New Australian Prime Minister Kevin Rudd has announced that he will join the Kyoto Accords. Also, he plans to get to the bottom of the whole toilets-
Topics:
Fred Thompson,
Mitt Romney
Friday, November 23, 2007
But do ants really need an aphrodisiac tonic?
Reuters: “Troops and police in Shenyang, northeast China, were deployed after thousands of demonstrators demanded help to recover their savings from a get-rich-quick scheme that involved raising ants to make an aphrodisiac tonic.”
The London Times has an article about increasing corruption in Afghanistan, full of good but annoyingly anonymous quotes. “The British public would be up in arms if they knew that the district appointments in the south for which British soldiers are dying are there just to protect drug routes.” “It’s not Afghan culture. It’s a culture of impunity. We created it. We came in in 2001 with cases of cash and made certain people untouchables.” The article suggests that “The Afghan Government fears that if corrupt officials in the south were replaced by staunch law enforcers, the huge profits from heroin trafficking would end up with the Taleban.”

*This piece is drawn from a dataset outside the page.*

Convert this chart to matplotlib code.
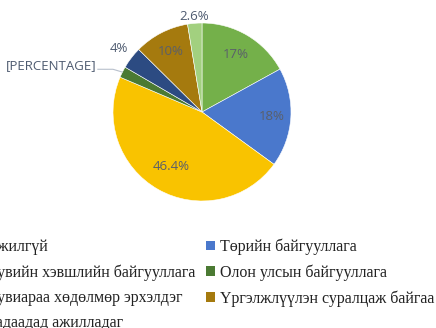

Thursday, November 22, 2007
Humanitarian minimum
In case you were wondering, I had Chinese take-out today, commemorating the first Thanksgiving, when the Pilgrims were saved from starvation by the native Chinese with orange chicken and potstickers.
Speaking of people threatened with starvation, Israel, as it threatened, will start cutting power supplies to Gaza next month, but claims the cuts won’t “harm the humanitarian minimum to which Israel is committed.” It’s nice to know they’re committed to a humanitarian minimum.
Speaking of humanitarian minima, and of minimal humans, George Bush called several no doubt carefully screened members of the military to wish them a happy Thanksgiving, saying it was “the least I can do.” Never let it be said that George Bush doesn’t do the least he can do.